Marine resources and fisheries are coupled social-ecological systems that make substantial contributions toward food, livelihoods and foreign trade for many countries. While fisheries are often managed as independent populations, human and ecosystem processes link fisheries together in complex networks. Synchronous fluctuations among fisheries amplify variation and can destabilize ecosystems and economies, but the strength of synchrony remains unclear. We used wavelet coherence, a novel approach that accounts for multiple timescales and time lags. Furthermore, recent developments in the computation of wavelet coherence have enabled significance testing to be performed using fourier surrogates that retain temporal autocorrelation properties, a common feature in ecological time-series data.
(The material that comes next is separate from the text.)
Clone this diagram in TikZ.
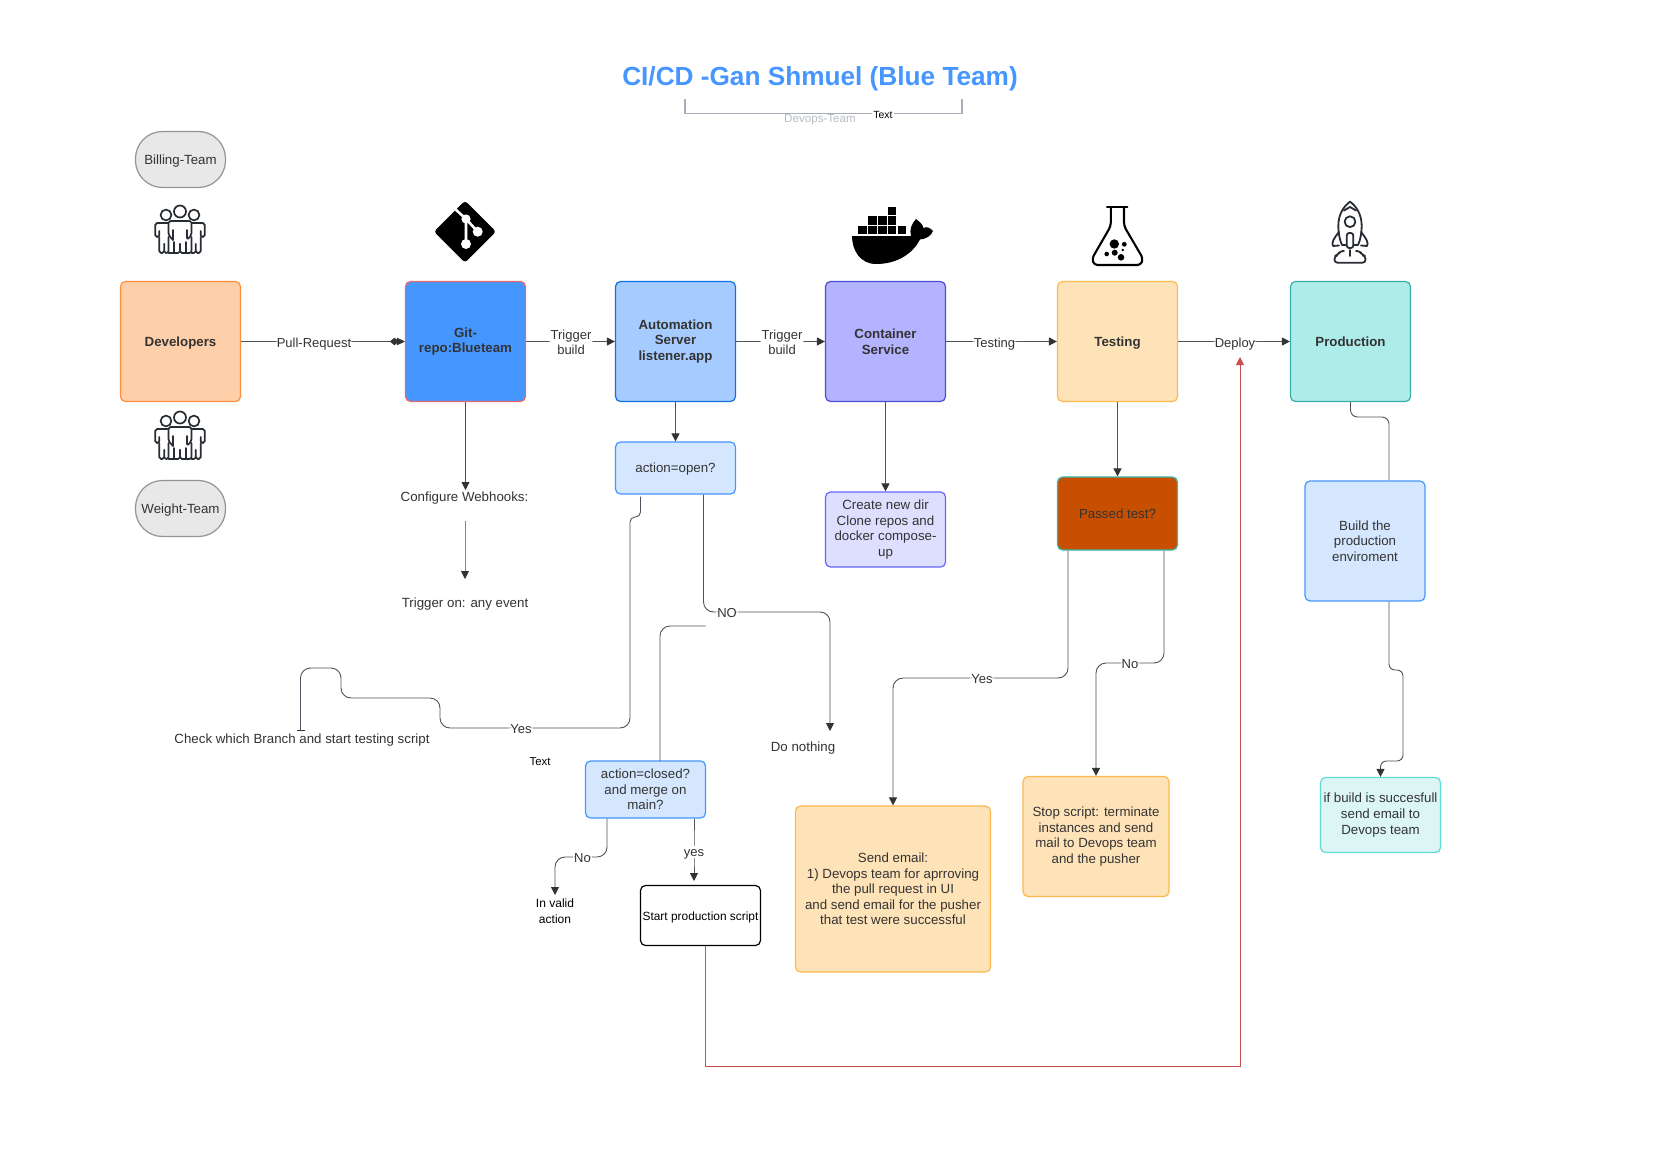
\documentclass[tikz,border=0pt]{standalone}
\usepackage{fontspec}
\setmainfont{Liberation Sans}
\usetikzlibrary{arrows.meta,calc}
\definecolor{txt}{HTML}{333333}
\definecolor{lin}{HTML}{4C535D}
\definecolor{iconc}{HTML}{282C33}
\definecolor{redl}{HTML}{C74F4E}
\definecolor{titlec}{HTML}{4596FF}
\definecolor{brk}{HTML}{A9AFB8}
\definecolor{dvt}{HTML}{B9BDC4}
\definecolor{devF}{HTML}{FFCFA9}\definecolor{devS}{HTML}{FF8F3F}
\definecolor{gitF}{HTML}{4596FF}\definecolor{gitS}{HTML}{E8686B}
\definecolor{autF}{HTML}{A6CCFF}\definecolor{autS}{HTML}{1071E5}
\definecolor{conF}{HTML}{B3B3FF}\definecolor{conS}{HTML}{4C4CD5}
\definecolor{tesF}{HTML}{FFE3B8}\definecolor{tesS}{HTML}{FFB84D}
\definecolor{proF}{HTML}{AEECE9}\definecolor{proS}{HTML}{3AAFA9}
\definecolor{actF}{HTML}{D5E7FF}\definecolor{actS}{HTML}{4596FF}
\definecolor{creF}{HTML}{DEDEFF}\definecolor{creS}{HTML}{6666FF}
\definecolor{pasF}{HTML}{C94F00}\definecolor{pasS}{HTML}{3BB6B0}
\definecolor{ifbF}{HTML}{DBF6F5}\definecolor{ifbS}{HTML}{5EDCD6}
\tikzset{
  one/.style={text height=9.6pt,text depth=0pt},
  box/.style={rounded corners=5pt,line width=1.2pt,align=center,inner sep=0pt,text=txt,
    font=\fontsize{13.3}{15.6}\selectfont},
  main/.style={box,minimum width=120pt,minimum height=120pt,
    font=\fontsize{13.3}{15.6}\selectfont\bfseries},
  pill/.style={box,one,minimum width=90pt,minimum height=56pt,rounded corners=27pt,fill=black!9,draw=black!42},
  conp/.style={draw=lin,line width=.9pt,rounded corners=10pt},
  conn/.style={conp,-{Triangle[length=8pt,width=8pt,color=txt]}},
  lbl/.style={fill=white,inner xsep=1pt,inner ysep=1pt,text=txt,align=center,yshift=-1pt,
    font=\fontsize{13}{15.6}\selectfont},
  free/.style={text=txt,align=center,inner sep=0pt,font=\fontsize{13.3}{15.6}\selectfont},
  blk/.style={text=black,align=center,inner sep=0pt,font=\fontsize{12}{15.6}\selectfont},
}
\newcommand\peopleicon[1]{%
\begin{scope}[shift={#1},draw=iconc,line width=1.7pt,line join=round,line cap=round,rounded corners=1.8pt]
  \draw (-14,-17) circle[radius=5.4];
  \draw (14,-17) circle[radius=5.4];
  \draw[fill=white] (0,-20.5) circle[radius=6];
  \draw (-9,-9) -- (-24.7,-9) -- (-24.7,5) -- (-20.7,5) -- (-20.7,-1);
  \draw (9,-9) -- (24.7,-9) -- (24.7,5) -- (20.7,5) -- (20.7,-1);
  \draw[fill=white] (-7,8) -- (-11.5,3) -- (-11.5,-11) -- (11.5,-11) -- (11.5,3) -- (7,8) -- (7,-2);
  \draw (-7,8) -- (-7,-2);
  \draw (-20.7,5) -- (-20.7,21) -- (-15.8,21) -- (-15.8,10) -- (-15.8,21) -- (-11.5,21) -- (-11.5,5);
  \draw (-11.5,21) -- (-5.5,21) -- (0,21) -- (0,10) -- (0,21) -- (5.5,21) -- (11.5,21) -- (11.5,5);
  \draw (-5.7,21) -- (-5.7,10);
  \draw (5.7,21) -- (5.7,10);
  \draw (20.7,5) -- (20.7,21) -- (15.8,21) -- (15.8,10) -- (15.8,21) -- (11.5,21);
\end{scope}}
\begin{document}
\begin{tikzpicture}[x=1pt,y=-1pt]
\fill[white] (0,0) rectangle (1654,1169);
\useasboundingbox (0,0) rectangle (1654,1169);

% title
\node[text=titlec,font=\fontsize{26.2}{30}\selectfont\bfseries,inner sep=0pt] (title) at (820,79) {CI/CD -Gan Shmuel (Blue Team)};
\coordinate (brL) at (685,99);
\coordinate (brR) at (962,99);
\draw[draw=brk,line width=1.1pt] (brL) -- (685,113.5) -- (883,113.5) node[fill=white,inner xsep=1pt,inner ysep=0pt,yshift=-1pt,text=black,font=\fontsize{10.4}{12}\selectfont](brtext){Text} -- (962,113.5) -- (brR);
\node[text=dvt,one,font=\fontsize{11.6}{12}\selectfont,inner sep=0pt] (devops) at (820,118) {Devops-Team};

% main row
\node[main,one,fill=devF,draw=devS] (dev) at (180.5,341.5) {Developers};
\node[main,fill=gitF,draw=gitS] (git) at (465.5,341.5) {Git-\\repo:Blueteam};
\node[main,fill=autF,draw=autS] (auto) at (675.5,341.5) {Automation\\Server\\listener.app};
\node[main,fill=conF,draw=conS] (cont) at (885.5,341.5) {Container\\Service};
\node[main,one,fill=tesF,draw=tesS] (test) at (1117.5,341.5) {Testing};
\node[main,one,fill=proF,draw=proS] (prod) at (1350.5,341.5) {Production};

\node[pill] (bill) at (180.5,159.5) {Billing-Team};
\node[pill] (weig) at (180.5,508.5) {Weight-Team};

% secondary boxes
\node[box,one,fill=actF,draw=actS,minimum width=120pt,minimum height=52pt] (aopen) at (675.5,468) {action=open?};
\node[box,fill=actF,draw=actS,minimum width=120pt,minimum height=57pt] (aclosed) at (645.5,789.5) {action=closed?\\and merge on\\main?};
\node[box,one,draw=black,fill=white,text=black,minimum width=120pt,minimum height=60pt,font=\fontsize{11.9}{15}\selectfont] (start) at (700.5,915.5) {Start production script};
\node[box,fill=creF,draw=creS,minimum width=120pt,minimum height=75pt] (create) at (885.5,529.5) {Create new dir\\Clone repos and\\docker compose-\\up};
\node[box,one,fill=pasF,draw=pasS,minimum width=120pt,minimum height=73pt] (passed) at (1117.5,513.5) {Passed test?};
\node[box,fill=actF,draw=actS,minimum width=120pt,minimum height=120pt] (build) at (1365,541) {Build the\\production\\enviroment};
\node[box,fill=ifbF,draw=ifbS,minimum width=120pt,minimum height=75pt] (ifb) at (1380.5,815) {if build is succesfull\\send email to\\Devops team};
\node[box,fill=tesF,draw=tesS,minimum width=195pt,minimum height=166pt] (send) at (893,889) {Send email:\\1) Devops team for aprroving\\the pull request in UI\\and send email for the pusher\\that test were successful};
\node[box,fill=tesF,draw=tesS,minimum width=146pt,minimum height=120pt] (stop) at (1096,836.5) {Stop script: terminate\\instances and send\\mail to Devops team\\and the pusher};

% free texts
\node[free,one] (cfg) at (464.5,497) {Configure Webhooks:};
\node[free,one] (trig) at (465,603) {Trigger on: any event};
\node[free,one] (chk) at (302,739) {Check which Branch and start testing script};
\node[free,one] (nothing) at (803,747) {Do nothing};
\node[blk,one,font=\fontsize{11.4}{15}\selectfont] (txt2) at (540,761) {Text};
\node[blk] (inval) at (555,911) {In valid\\action};

% free connector ends
\coordinate (cfgTip) at (465.5,490);
\coordinate (trigTail) at (465,521);
\coordinate (trigTip) at (465,579);
\coordinate (chkEnd) at (300.5,731);
\coordinate (noneTip) at (830,731);
\coordinate (noTail) at (705.5,626);
\coordinate (invTip) at (555,895);
\coordinate (deployTip) at (1240,357);

% connectors
\draw[conp,-{Diamond[length=9pt,width=7.5pt,sep=-2pt,color=txt]Triangle[length=8pt,width=7.5pt,color=txt]}] (dev.east) -- (314,341.5) node[lbl,one](lPull){Pull-Request} -- (git.west);
\draw[conn] (git.east) -- (571,341.5) node[lbl](lTrig1){Trigger\\build} -- (auto.west);
\draw[conn] (auto.east) -- (782,341.5) node[lbl](lTrig2){Trigger\\build} -- (cont.west);
\draw[conn] (cont.east) -- (994.5,341.5) node[lbl,one](lTest){Testing} -- (test.west);
\draw[conn] (test.east) -- (1235,341.5) node[lbl,one](lDep){Deploy} -- (prod.west);

\draw[conn] (git.south) -- (cfgTip);
\draw[conn,draw=lin!70] (trigTail) -- (trigTip);
\draw[conn] (auto.south) -- (aopen.north);
\draw[conn] (cont.south) -- (create.north);
\draw[conn] (test.south) -- (passed.north);

\draw[conp,rounded corners=5pt,-{Bar[width=8pt,color=txt]}] ([xshift=-35pt,yshift=-2pt]aopen.south) -- (640.5,517) -- (630,517) [rounded corners=10pt] -- (630,728) -- (521,728) node[lbl,one](lYes){Yes} -- (440,728) -- (440,698) -- (341,698) -- (341,668) -- (300.5,668) -- (chkEnd);
\draw[conn] ([xshift=28pt]aopen.south) -- (703.5,612) -- (727,612) node[lbl,one](lNo){NO} -- (830,612) -- (noneTip);
\draw[conp] (noTail) -- (660,626) -- (660,761);
\draw[conn] ([xshift=-38.5pt]aclosed.south) -- (607,857) -- (582.5,857) node[lbl,one](lNo2){No} -- (555,857) -- (invTip);
\draw[conn] ([xshift=48.5pt]aclosed.south) -- (694,851) node[lbl,one](lyes){yes} -- (694,881);
\draw[conn] ([xshift=-49.5pt]passed.south) -- (1068,678) -- (982,678) node[lbl,one](lYes2){Yes} -- (893,678) -- (send.north);
\draw[conn] ([xshift=46.5pt]passed.south) -- (1164,663) -- (1130,663) node[lbl,one](lNo3){No} -- (1096,663) -- (stop.north);
\draw[conp,rounded corners=7pt] (prod.south) -- (1350.5,417) -- (1389,417) -- ([xshift=24pt]build.north);
\draw[conn,rounded corners=6pt] ([xshift=24pt]build.south) -- (1389,670) -- (1403,670) -- (1403,761) -- (1380.5,761) -- (ifb.north);
\draw[draw=redl,line width=.9pt,-{Triangle[length=8pt,width=8pt,color=redl]}] ([xshift=4.5pt]start.south) -- (705,1066) -- (1240,1066) -- (deployTip);

% icons
\peopleicon{(180,232)}
\peopleicon{(180,438)}
% git
\fill[black,rounded corners=3pt] (465,200.7) -- (496,231.7) -- (465,262.7) -- (434,231.7) -- cycle;
\draw[white,line width=2.6pt] (454,208) -- (466,219) -- (477.7,231.7) (466,219) -- (466,244);
\fill[white] (466,219) circle[radius=4.6] (477.7,231.7) circle[radius=5] (466,244) circle[radius=5];
% docker
\foreach \sx/\sy in {858.3/225.7,868.3/225.7,878.3/225.7,888/225.7,897.7/225.7,868.3/216.5,878.3/216.5,888/216.5,888/207.3}
  \fill[black] (\sx,\sy) rectangle ++(8.3,8.2);
\fill[black] (852,236) -- (911,236) .. controls (909,230) and (912,223) .. (916,219) .. controls (920,222) and (923,225) .. (923.5,228) .. controls (927,226) and (930,228) .. (933,231) .. controls (931,236) and (926,239) .. (920,239.5) .. controls (913,253) and (898,264) .. (876,264) .. controls (860,264) and (852,250) .. (852,236) -- cycle;
% flask
\begin{scope}[draw=black,line width=2.1pt,line cap=round,line join=round]
  \draw (1107,207.3) -- (1127.3,207.3);
  \draw[rounded corners=3.5pt] (1110.8,207.3) -- (1110.8,226) -- (1092,258.5) -- (1094,265) -- (1141,265) -- (1143,258.5) -- (1124,226) -- (1124,207.3);
  \fill[black] (1114.3,244) circle[radius=4.7] (1124.3,244.3) circle[radius=2.4] (1114.7,252.7) circle[radius=3] (1106.7,254) circle[radius=2.3] (1121,257.3) circle[radius=3.3] (1122.7,250) circle[radius=1.4];
\end{scope}
% rocket
\begin{scope}[draw=iconc,line width=1.8pt,line cap=round,line join=round]
  \draw (1350,201.7) .. controls (1356,206) and (1361.7,214) .. (1361.7,226) .. controls (1361.7,232) and (1360.5,240) .. (1358,245) -- (1342,245) .. controls (1339.5,240) and (1338.3,232) .. (1338.3,226) .. controls (1338.3,214) and (1344,206) .. (1350,201.7) -- cycle;
  \draw (1344,210.5) -- (1350,207) -- (1356,210.5);
  \draw (1350,221.7) circle[radius=5.4];
  \draw (1339,232) .. controls (1334,238) and (1331,243) .. (1333,246) -- (1339,245.5);
  \draw (1361,232) .. controls (1366,238) and (1369,243) .. (1367,246) -- (1361,245.5);
  \draw[fill=white,rounded corners=2.5pt] (1346.7,248) -- (1346.7,233) -- (1353.3,233) -- (1353.3,248) -- cycle;
  \draw[rounded corners=3pt] (1344,251) -- (1340,251) -- (1338,255) -- (1334.5,256) -- (1334.5,262.7) -- (1365.5,262.7) -- (1365.5,256) -- (1362,255) -- (1360,251) -- (1356,251);
  \draw (1350,250) -- (1350,256);
\end{scope}
\end{tikzpicture}
\end{document}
Here, we analyzed 1092 marine fisheries catch time-series representing 510 unique species from 15 different regions to test for the presence of coherence at global and regional scales. These time-series consisted of annual catches over the years 1955-2014, more than 60 years of data.

Results/Conclusions

We found five times as many pairs of coherent fisheries as expected from a null model and nearly every fishery (96%) was coherent with at least one other fishery globally. Coherent pairs of fishery catches were clustered within regions. Coherence was strongest in the northeast Atlantic, western central Pacific, and eastern Indian Ocean and among large pelagic species (tunas and billfishes). Most of these relationships were synchronous with no time lags, which implied external factors such as fishing behavior and climate. Regions with higher synchrony had lower stability in aggregate fishery catches, which can have negative consequences for food security and economic wealth of the fishing communities and countries located within these regions.